Pfiffe

Deutsche Telekom unter Beschuss

Pfiffe auf der Aktonärs-Hauptversammlung
Von dpa / Karin Müller

Aktionäre der Deutschen Telekom haben den Konzernvorstand um Ron Sommer wegen des Einbruchs der T-Aktie und der Anhebung der Vorstandsbezüge scharf attackiert. Auf einer turbulenten Hauptversammlung in Köln warfen sie heute der Telekom-Führung unter anderem Traumtänzerei und eine falsche Strategie vor. Zuvor hatte Vorstandschef Ron Sommer in einer eineinhalbstündigen Rede den Kursverfall als "in höchstem Maße unerfreulich" bezeichnet. Dies stehe im krassen Gegensatz zur operativen Entwicklung des Unternehmens. "Die Telekom ist breiter und solider aufgestellt als fast alle Wettbewerber", betonte Sommer.

Jella Benner-Heinacher von der Deutschen Schutzvereinigung für Wertpapierbesitz (DSW) nannte die Kursentwicklung eine Katastrophe für das kleine Pflänzchen Aktienkultur. Innerhalb von gut zwei Jahren ist die T-Aktie von ihrem Höchststand (104 Euro) auf gegenwärtig rund 12 Euro abgestürzt. Am Tag der Hauptversammlung legte das Papier um 0,48 Prozent auf 12,51 Euro zu. "Wir haben in ein hochriskantes Zockerpapier investiert", sagte die Geschäftsführerin der DSW. Zugleich kritisierte sie die Erhöhung der Vorstandsbezüge um 90 Prozent auf 17,4 Millionen Euro.

Hierzu hatte Aufsichtsratschef Hans-Dietrich Winkhaus zu Beginn des Aktionärstreffens gesagt, dass der Anstieg der Bezüge vor allem durch Abfindungssummen für ehemalige Vorstandsmitglieder zurückzuführen sei. Die Vergütung des Top-Managements sei angemessen, leistungs- und erfolgsorientiert, sagte der oberste Kontrolleur der Telekom und erntete hierfür von den rund 9 000  Aktionären Pfiffe und Gelächter. Die DSW kündigten an, Vorstand und Aufsichtsrat nicht zu entlasten. Ein Kleinanleger forderte angesichts des Verlustes von 3,5 Milliarden Euro, die Dividende komplett zu streichen. Vorstand und Aufsichtsrat hatten eine Senkung von 0,62 auf 0,37 Euro vorgeschlagen.

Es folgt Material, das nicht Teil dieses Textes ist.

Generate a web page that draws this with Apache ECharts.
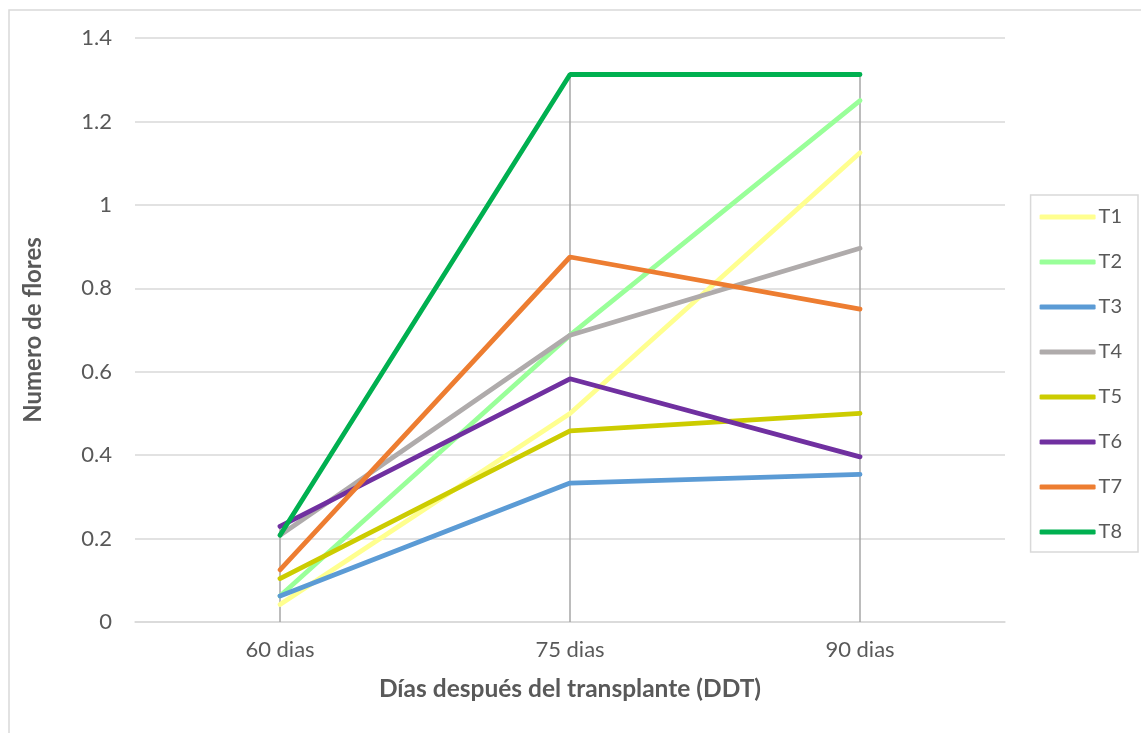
<!DOCTYPE html>
<html>
<head>
<meta charset="utf-8">
<script src="https://cdn.jsdelivr.net/npm/echarts@6/dist/echarts.min.js"></script>
<style>
  html, body { margin: 0; padding: 0; background: #fff; }
  #chart { width: 1141px; height: 733px; }
</style>
</head>
<body>
<div id="chart"></div>
<script>
// categories and values
var categories = ['60 dias', '75 dias', '90 dias'];
var seriesNames = ['T1', 'T2', 'T3', 'T4', 'T5', 'T6', 'T7', 'T8'];
var t1 = [0.042, 0.5, 1.125];
var t2 = [0.0625, 0.6875, 1.25];
var t3 = [0.0625, 0.333, 0.354];
var t4 = [0.208, 0.6875, 0.896];
var t5 = [0.104, 0.458, 0.5];
var t6 = [0.229, 0.583, 0.396];
var t7 = [0.125, 0.875, 0.75];
var t8 = [0.208, 1.3125, 1.3125];
var colors = ['#FFFF8F', '#99FF99', '#5B9BD5', '#AFABAB', '#CCCC00', '#7030A0', '#ED7D31', '#00B050'];

var allValues = [t1, t2, t3, t4, t5, t6, t7, t8];
// drop line height = highest value at each category
var dropTops = categories.map(function (c, i) {
    return Math.max.apply(null, allValues.map(function (s) { return s[i]; }));
});

var chart = echarts.init(document.getElementById('chart'));

var series = [{
    type: 'custom',
    silent: true,
    z: 1,
    data: dropTops.map(function (v, i) { return [i, v]; }),
    renderItem: function (params, api) {
        var bottom = api.coord([api.value(0), 0]);
        var top = api.coord([api.value(0), api.value(1)]);
        return {
            type: 'line',
            shape: { x1: bottom[0], y1: bottom[1], x2: top[0], y2: top[1] },
            style: { stroke: '#A6A6A6', lineWidth: 1.5 }
        };
    }
}];
seriesNames.forEach(function (name, i) {
    series.push({
        name: name,
        type: 'line',
        data: allValues[i],
        showSymbol: false,
        symbol: 'none',
        z: 2,
        lineStyle: { width: 4.8, color: colors[i], cap: 'round' },
        itemStyle: { color: colors[i] }
    });
});

var option = {
    animation: false,
    color: colors,
    textStyle: { fontFamily: 'Lato', color: '#595959' },
    graphic: [{
        type: 'rect',
        shape: { x: 9, y: 10, width: 1145, height: 740 },
        style: { fill: 'none', stroke: '#D9D9D9', lineWidth: 1.5 },
        silent: true
    }],
    grid: { left: 135, right: 136, top: 38, bottom: 111 },
    legend: {
        orient: 'vertical',
        right: 3,
        top: 195,
        data: seriesNames,
        icon: 'roundRect',
        itemWidth: 56,
        itemHeight: 5,
        itemGap: 25,
        padding: [12, 16, 10, 9],
        borderColor: '#D9D9D9',
        borderWidth: 1.5,
        textStyle: { fontFamily: 'Lato', fontSize: 20, color: '#595959', padding: [0, 0, 0, -2] }
    },
    xAxis: {
        type: 'category',
        data: categories,
        boundaryGap: true,
        name: 'Días después del transplante (DDT)',
        nameLocation: 'middle',
        nameGap: 55,
        nameTextStyle: { fontFamily: 'Lato', fontSize: 24.5, fontWeight: 'bold', color: '#595959' },
        axisLine: { show: true, lineStyle: { color: '#D9D9D9', width: 1.5 } },
        axisTick: { show: false },
        axisLabel: { fontSize: 22, color: '#595959', margin: 17 }
    },
    yAxis: {
        type: 'value',
        min: 0,
        max: 1.4,
        interval: 0.2,
        name: 'Numero de flores',
        nameLocation: 'middle',
        nameGap: 90,
        nameTextStyle: { fontFamily: 'Lato', fontSize: 24, fontWeight: 'bold', color: '#595959' },
        axisLine: { show: false },
        axisTick: { show: false },
        axisLabel: {
            fontSize: 22, color: '#595959', margin: 23,
            formatter: function (v) { return String(Math.round(v * 10) / 10); }
        },
        splitLine: { lineStyle: { color: '#D9D9D9', width: 1.5 } }
    },
    series: series
};

chart.setOption(option);
</script>
</body>
</html>
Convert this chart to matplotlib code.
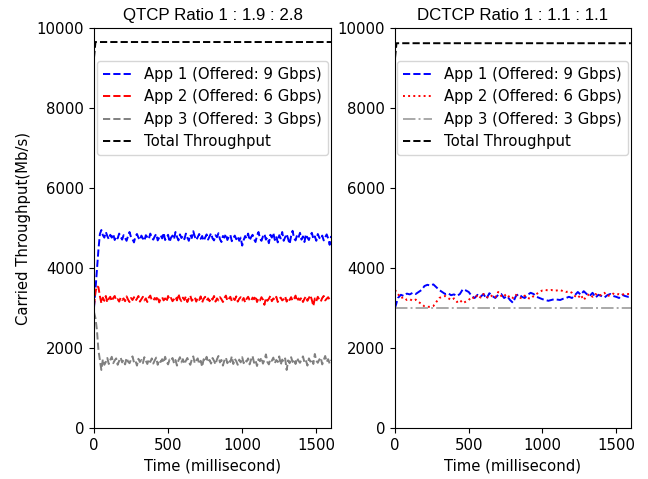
import matplotlib.pyplot as plt
import numpy as np


# QTCP panel, one sample every 10 ms
QTCP_STEP = 10
qtcp_app1 = [
    3000, 3450, 3950, 4450, 4850, 4950, 4820, 4760, 4900, 4800, 4720, 4830, 4760, 4850, 4700, 4790, 4740, 4860, 4780, 4710,
    4820, 4750, 4680, 4800, 4900, 4770, 4720, 4640, 4790, 4850, 4760, 4700, 4810, 4740, 4680, 4820, 4770, 4720, 4860, 4760,
    4710, 4790, 4850, 4690, 4760, 4820, 4740, 4880, 4700, 4770, 4830, 4650, 4760, 4810, 4720, 4900, 4780, 4690, 4840, 4750,
    4800, 4720, 4860, 4760, 4680, 4830, 4750, 4920, 4790, 4700, 4770, 4850, 4730, 4800, 4680, 4760, 4840, 4710, 4790, 4870,
    4740, 4690, 4820, 4770, 4870, 4720, 4650, 4800, 4760, 4850, 4700, 4780, 4830, 4670, 4750, 4810, 4720, 4790, 4680, 4760,
    4560, 4700, 4800, 4740, 4860, 4690, 4770, 4830, 4720, 4650, 4810, 4900, 4740, 4680, 4790, 4850, 4710, 4760, 4620, 4830,
    4760, 4880, 4700, 4790, 4640, 4820, 4740, 4900, 4680, 4770, 4850, 4720, 4600, 4800, 4930, 4740, 4690, 4820, 4760, 4880,
    4710, 4790, 4650, 4840, 4760, 4700, 4820, 4880, 4730, 4790, 4680, 4850, 4760, 4720, 4810, 4690, 4770, 4840, 4740, 4580,
    4800,
]
qtcp_app2 = [
    3050, 3400, 3550, 3520, 3300, 3120, 3260, 3180, 3300, 3140, 3230, 3280, 3170, 3250, 3300, 3190, 3220, 3160, 3260, 3200,
    3240, 3170, 3290, 3210, 3150, 3250, 3200, 3270, 3180, 3230, 3300, 3160, 3220, 3280, 3190, 3240, 3150, 3260, 3310, 3200,
    3180, 3250, 3210, 3290, 3140, 3230, 3270, 3190, 3240, 3160, 3300, 3210, 3250, 3170, 3220, 3280, 3190, 3350, 3230, 3170,
    3260, 3200, 3290, 3150, 3240, 3310, 3180, 3220, 3270, 3160, 3250, 3200, 3290, 3140, 3230, 3280, 3190, 3240, 3170, 3260,
    3210, 3300, 3160, 3240, 3190, 3270, 3220, 3150, 3250, 3310, 3180, 3230, 3280, 3170, 3240, 3200, 3290, 3160, 3230, 3270,
    3190, 3250, 3140, 3230, 3280, 3200, 3170, 3260, 3220, 3300, 3150, 3240, 3190, 3270, 3210, 3080, 3250, 3180, 3230, 3300,
    3170, 3240, 3200, 3280, 3150, 3230, 3260, 3190, 3220, 3290, 3160, 3250, 3200, 3270, 3180, 3230, 3310, 3170, 3240, 3200,
    3260, 3150, 3230, 3290, 3180, 3250, 3320, 3200, 3050, 3240, 3170, 3280, 3210, 3160, 3250, 3300, 3190, 3230, 3270, 3210,
    3240,
]
qtcp_app3 = [
    2900, 2750, 2450, 1950, 1700, 1450, 1720, 1580, 1650, 1750, 1600, 1700, 1780, 1620, 1690, 1740, 1580, 1680, 1760, 1640,
    1700, 1590, 1750, 1660, 1620, 1710, 1790, 1640, 1680, 1560, 1730, 1650, 1700, 1620, 1770, 1680, 1600, 1720, 1650, 1740,
    1610, 1690, 1760, 1580, 1700, 1650, 1720, 1630, 1780, 1660, 1590, 1710, 1680, 1750, 1620, 1700, 1560, 1690, 1770, 1640,
    1720, 1600, 1680, 1750, 1650, 1580, 1710, 1790, 1620, 1690, 1740, 1600, 1680, 1530, 1720, 1660, 1780, 1640, 1700, 1610,
    1750, 1680, 1590, 1720, 1800, 1640, 1700, 1560, 1690, 1760, 1620, 1710, 1650, 1790, 1600, 1730, 1670, 1580, 1710, 1640,
    1770, 1620, 1700, 1660, 1740, 1590, 1710, 1800, 1630, 1690, 1550, 1720, 1670, 1760, 1610, 1700, 1840, 1650, 1590, 1720,
    1680, 1760, 1620, 1700, 1650, 1790, 1580, 1710, 1660, 1740, 1450, 1690, 1620, 1770, 1650, 1720, 1600, 1750, 1680, 1630,
    1710, 1790, 1640, 1690, 1560, 1740, 1660, 1720, 1600, 1850, 1680, 1630, 1710, 1760, 1590, 1700, 1800, 1650, 1720, 1610,
    1700,
]
qtcp_total_t = [0, 10, 1600]
qtcp_total = [9250, 9650, 9650]

# DCTCP panel, one sample every 20 ms
DCTCP_STEP = 20
dctcp_app1 = [
    3000, 3250, 3330, 3300, 3360, 3340, 3380, 3350, 3400, 3450, 3550, 3580, 3560, 3590, 3520, 3450, 3400, 3350, 3370, 3320,
    3340, 3300, 3350, 3470, 3440, 3400, 3300, 3250, 3330, 3280, 3350, 3230, 3370, 3300, 3250, 3330, 3350, 3250, 3300, 3200,
    3130, 3300, 3350, 3280, 3250, 3330, 3380, 3350, 3280, 3250, 3220, 3200, 3180, 3200, 3220, 3210, 3200, 3230, 3250, 3280,
    3250, 3320, 3400, 3330, 3420, 3350, 3300, 3380, 3260, 3330, 3300, 3260, 3320, 3350, 3300, 3280, 3250, 3330, 3300, 3280,
    3300,
]
dctcp_app2 = [
    3450, 3350, 3250, 3270, 3200, 3220, 3180, 3210, 3150, 3100, 3040, 3030, 3030, 3050, 3150, 3250, 3280, 3300, 3250, 3200,
    3240, 3150, 3200, 3120, 3160, 3200, 3280, 3230, 3330, 3260, 3350, 3280, 3250, 3320, 3270, 3400, 3300, 3350, 3260, 3310,
    3250, 3330, 3270, 3240, 3310, 3250, 3230, 3300, 3350, 3400, 3440, 3450, 3440, 3450, 3430, 3440, 3450, 3420, 3400, 3420,
    3380, 3300, 3250, 3330, 3200, 3300, 3350, 3280, 3350, 3300, 3330, 3380, 3300, 3320, 3360, 3330, 3350, 3330, 3360, 3350,
    3350,
]
dctcp_app3_t = [0, 1600]
dctcp_app3 = [3000, 3000]
dctcp_total_t = [0, 10, 1600]
dctcp_total = [9250, 9620, 9620]

LABELS = [
    "App 1 (Offered: 9 Gbps)",
    "App 2 (Offered: 6 Gbps)",
    "App 3 (Offered: 3 Gbps)",
    "Total Throughput",
]

plt.rcParams["font.size"] = 10.7
plt.rcParams["lines.linewidth"] = 1.4


def _style_axes(ax, title):
    ax.set_xlim(0, 1600)
    ax.set_ylim(0, 10000)
    ax.set_xticks([0, 500, 1000, 1500])
    ax.set_title(title, fontsize=12.2, family="Liberation Sans")
    ax.set_xlabel("Time (millisecond)")
    ax.legend(loc="upper right", bbox_to_anchor=(1.0, 0.925), borderaxespad=0.2)


def main() -> None:
    fig = plt.figure(figsize=(6.48, 4.79), dpi=100)
    ax_q = fig.add_axes([0.145, 0.1065, 0.366, 0.835])
    ax_d = fig.add_axes([0.6096, 0.1065, 0.364, 0.835])

    t_q = np.arange(len(qtcp_app1)) * QTCP_STEP
    ax_q.plot(t_q, qtcp_app1, "--", color="blue", label=LABELS[0])
    ax_q.plot(t_q, qtcp_app2, "--", color="red", label=LABELS[1])
    ax_q.plot(t_q, qtcp_app3, "--", color="gray", label=LABELS[2])
    ax_q.plot(qtcp_total_t, qtcp_total, "--", color="black", label=LABELS[3])
    ax_q.set_ylabel("Carried Throughput(Mb/s)")
    _style_axes(ax_q, "QTCP Ratio 1 : 1.9 : 2.8")

    t_d = np.arange(len(dctcp_app1)) * DCTCP_STEP
    ax_d.plot(t_d, dctcp_app1, "--", color="blue", label=LABELS[0])
    ax_d.plot(t_d, dctcp_app2, ":", color="red", label=LABELS[1])
    ax_d.plot(dctcp_app3_t, dctcp_app3, "-.", color="darkgray", label=LABELS[2])
    ax_d.plot(dctcp_total_t, dctcp_total, "--", color="black", label=LABELS[3])
    _style_axes(ax_d, "DCTCP Ratio 1 : 1.1 : 1.1")

    fig.savefig("out.png", dpi=100)
    plt.close(fig)


if __name__ == "__main__":
    main()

Die Bundesregierung wies unterdessen einen Bericht der Wirtschaftswoche zurück, wonach Sommer nach der Bundestagswahl - im Falle eines SPD-Wahlsiegs - abgelöst werden solle. Dies sei "absoluter Schwachsinn", sagte ein Sprecher des Finanzministeriums in Berlin.

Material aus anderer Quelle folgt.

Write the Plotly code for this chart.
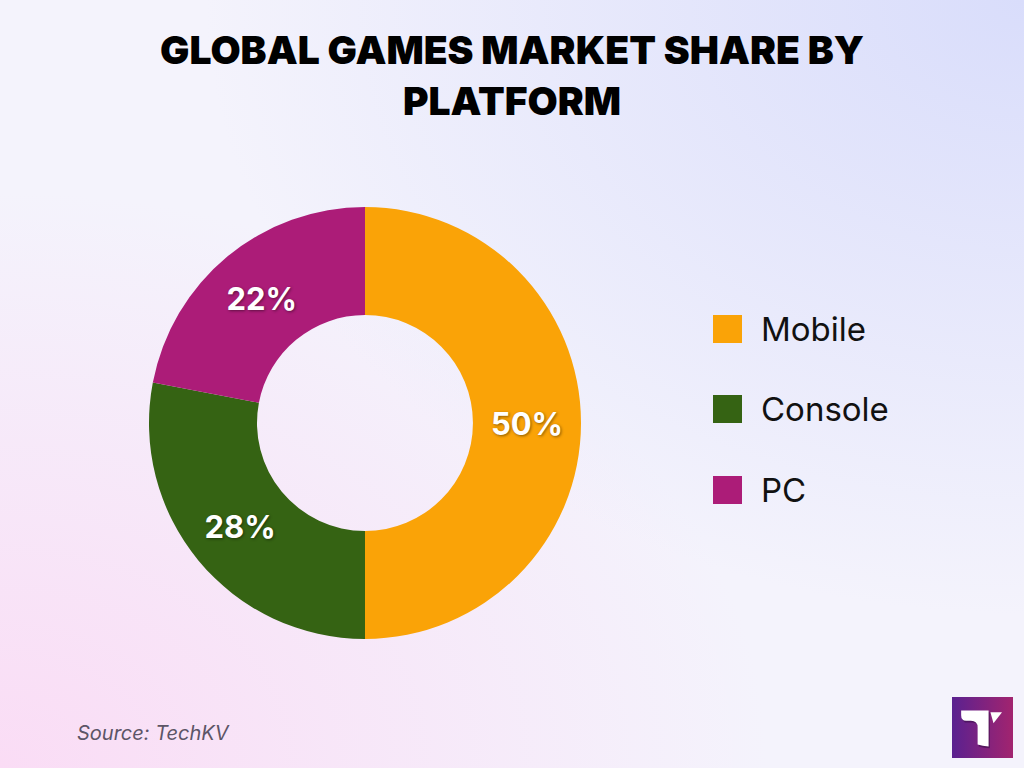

Auf der Hauptversammlung forderten Aktionärsvertreter wegen der tiefroten Zahlen eine gewinnorientierte Strategie. "Entscheidend ist, was nach Zinsen, Steuern und Abschreibungen herauskommen wird", betonte Rolf Drees von der Union Investment-Gruppe. Wann sollen sich die Investitionen in Milliardenhöhe in den Mobilfunk der Zukunft und die US-Tochter auszahlen?, fragten Kleinanleger. "Es ist deprimierend für uns Aktionäre", fasste Klaus Martini von der Fondsgesellschaft DWS die Stimmung unter den Anlegern zusammen.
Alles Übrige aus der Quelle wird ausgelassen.